• Source material:
╭──

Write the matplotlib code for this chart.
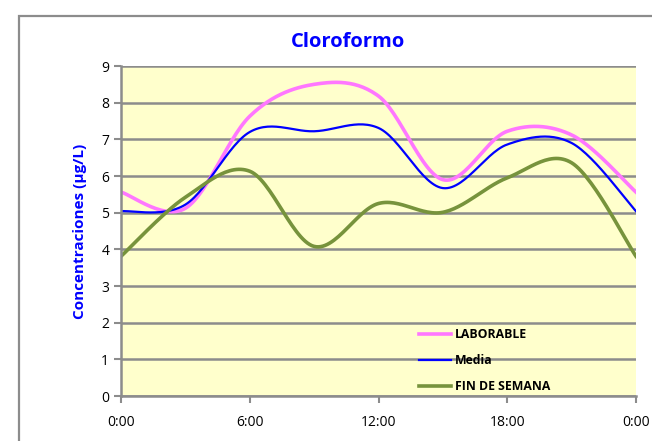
import numpy as np
import matplotlib
matplotlib.use('Agg')
import matplotlib.pyplot as plt
from matplotlib.patches import Rectangle

# datos (cada 3 horas)
horas = [0, 3, 6, 9, 12, 15, 18, 21, 24]
laborable = [5.56, 5.12, 7.63, 8.50, 8.18, 5.90, 7.22, 7.12, 5.56]
media = [5.04, 5.22, 7.20, 7.22, 7.31, 5.67, 6.86, 6.90, 5.04]
fin_semana = [3.81, 5.42, 6.13, 4.08, 5.25, 5.01, 5.95, 6.36, 3.81]

xticks = [0, 6, 12, 18, 24]
xlabels = ['0:00', '6:00', '12:00', '18:00', '0:00']


def suavizar(x, y, n=30):
    # curva suavizada tipo Excel (Bezier / Catmull-Rom)
    x = np.asarray(x, float)
    y = np.asarray(y, float)
    px = np.r_[x[0], x, x[-1]]
    py = np.r_[y[0], y, y[-1]]
    t = np.linspace(0, 1, n)
    xs, ys = [], []
    for i in range(1, len(px) - 2):
        for p, out in ((px, xs), (py, ys)):
            p0, p1, p2, p3 = p[i - 1], p[i], p[i + 1], p[i + 2]
            c1 = p1 + (p2 - p0) / 6
            c2 = p2 - (p3 - p1) / 6
            b = (1 - t)**3 * p1 + 3 * (1 - t)**2 * t * c1 + 3 * (1 - t) * t**2 * c2 + t**3 * p2
            out.extend(b if i == 1 else b[1:])
    return np.array(xs), np.array(ys)


plt.rcParams['font.family'] = ['Open Sans', 'DejaVu Sans']

fig = plt.figure(figsize=(6.52, 4.41), dpi=100)
fig.patches.append(Rectangle((19 / 652, -0.1), 1.2, 1 - 16 / 441 + 0.1,
                             transform=fig.transFigure, fill=False,
                             edgecolor='#8c8c8c', lw=1.6))
ax = fig.add_axes([121 / 652, 1 - 396 / 441, (636 - 121) / 652, (396 - 66) / 441])
ax.set_facecolor('#ffffcc')

ax.plot(*suavizar(horas, laborable), color='#ff77ff', lw=2.6, label='LABORABLE')
ax.plot(*suavizar(horas, media), color='#0000ff', lw=1.6, label='Media')
ax.plot(*suavizar(horas, fin_semana), color='#77933c', lw=2.6, label='FIN DE SEMANA')

ax.set_xlim(0, 24)
ax.set_ylim(0, 9)
ax.set_xticks(xticks)
ax.set_xticklabels(xlabels)
ax.set_yticks(range(10))
ax.yaxis.grid(True, color='#8c8c8c', lw=1.8)
ax.set_axisbelow(True)
for s in ['top', 'right']:
    ax.spines[s].set_visible(False)
for s in ['left', 'bottom']:
    ax.spines[s].set_color('#8c8c8c')
    ax.spines[s].set_linewidth(1.8)
ax.tick_params(axis='both', colors='#8c8c8c', length=5, width=1.5, labelsize=10,
               labelcolor='black')
ax.tick_params(axis='x', pad=9)

fig.text(348 / 652, 1 - 42 / 441, 'Cloroformo', color='#0000ff', fontsize=14.5,
         fontweight='bold', ha='center', va='center')
ax.set_ylabel('Concentraciones (µg/L)', color='#0000ff', fontsize=11,
              fontweight='bold', labelpad=10)

leg = ax.legend(loc='upper left', bbox_to_anchor=((413 - 121) / 515, (396 - 322) / 330),
                frameon=False, borderpad=0, handlelength=2.6, handletextpad=0.3,
                labelspacing=1.05, prop={'size': 8.8, 'weight': 'bold'})

fig.savefig('out.png', dpi=100)
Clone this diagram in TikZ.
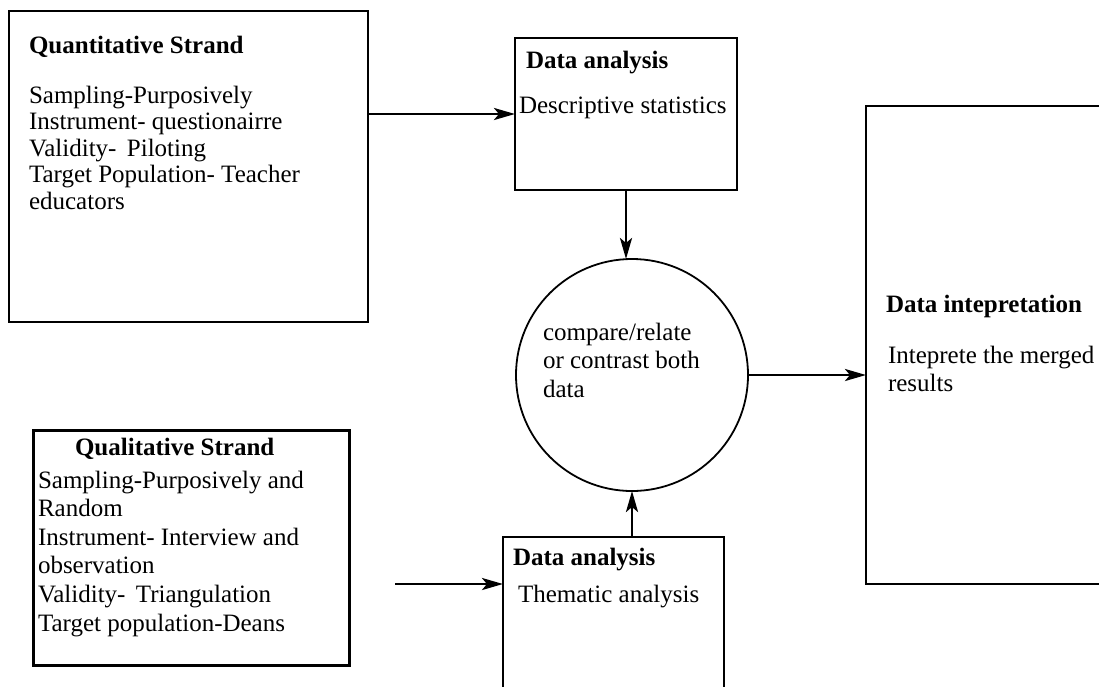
\documentclass[tikz,border=0pt]{standalone}
\usepackage{fontspec}
\setmainfont{Liberation Serif}
\usetikzlibrary{arrows.meta}
\begin{document}
\begin{tikzpicture}[x=1pt,y=-1pt,
  box/.style={draw=black, line width=1.8pt, inner sep=0pt, outer sep=0pt},
  thickbox/.style={box, line width=3pt},
  arr/.style={line width=2.8pt, -{Stealth[length=21pt,width=12pt,inset=5pt]}},
  txt/.style={anchor=base west, inner sep=0pt, outer sep=0pt, font=\fontsize{25}{30}\selectfont},
  ttl/.style={txt, font=\fontsize{25}{30}\selectfont\bfseries}]
\useasboundingbox (0,0) rectangle (1099,686);
\fill[white] (0,0) rectangle (1099,686);
\clip (0,0) rectangle (1099,686);

% boxes
\node[box, minimum width=359pt, minimum height=311pt] (quant) at (188.5,166.5) {};
\node[box, minimum width=222pt, minimum height=152pt] (da1) at (626,114) {};
\node[box, circle, minimum size=232pt] (circ) at (632,375) {};
\node[box, minimum width=274pt, minimum height=478pt] (di) at (1003,345) {};
\node[thickbox, minimum width=316pt, minimum height=235pt] (qual) at (191,547.5) {};
\node[box, minimum width=221pt, minimum height=203pt] (da2) at (613.5,638.5) {};

% quantitative strand text
\node[ttl] (qt) at (29,53) {Quantitative Strand};
\node[txt] (q1) at (29,103) {Sampling-Purposively};
\node[txt] (q2) at (29,129.5) {Instrument- questionairre};
\node[txt] (q3) at (29,156) {Validity-\, Piloting};
\node[txt] (q4) at (29,182.5) {Target Population- Teacher};
\node[txt] (q5) at (29,209) {educators};

% data analysis 1
\node[ttl] (d1t) at (526,68) {Data analysis};
\node[txt] (d1a) at (519,113) {Descriptive statistics};

% circle text
\node[txt] (c1) at (543,340) {compare/relate};
\node[txt] (c2) at (543,368.5) {or contrast both};
\node[txt] (c3) at (543,397) {data};

% data interpretation
\node[ttl] (dit) at (886,312) {Data intepretation};
\node[txt] (di1) at (888,363) {Inteprete the merged};
\node[txt] (di2) at (888,391) {results};

% qualitative strand
\node[ttl] (qlt) at (75,455) {Qualitative Strand};
\node[txt] (l1) at (38,488) {Sampling-Purposively and};
\node[txt] (l2) at (38,516.6) {Random};
\node[txt] (l3) at (38,545.2) {Instrument- Interview and};
\node[txt] (l4) at (38,573.8) {observation};
\node[txt] (l5) at (38,602.4) {Validity-\, Triangulation};
\node[txt] (l6) at (38,631) {Target population-Deans};

% data analysis 2
\node[ttl] (d2t) at (513,565) {Data analysis};
\node[txt] (d2a) at (518,602) {Thematic analysis};

% connectors
\draw[arr] (quant.east |- da1.west) -- (da1.west);
\draw[arr] (da1.south) -- (da1.south |- circ.north);
\draw[arr] (circ.east) -- (di.west |- circ.east);
\draw[arr] (circ.south |- da2.north) -- (circ.south);
\coordinate (qin) at (395,584);
\draw[arr] (qin) -- (qin -| da2.west);
\end{tikzpicture}
\end{document}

╰──

• Work required: Repeat exactly the lines from the first line of the records above through the line containing "from matplotlib.patches import Rectangle", both included. Leave out the pictures.

• Reply to the exercise:
Write the matplotlib code for this chart.
import numpy as np
import matplotlib
matplotlib.use('Agg')
import matplotlib.pyplot as plt
from matplotlib.patches import Rectangle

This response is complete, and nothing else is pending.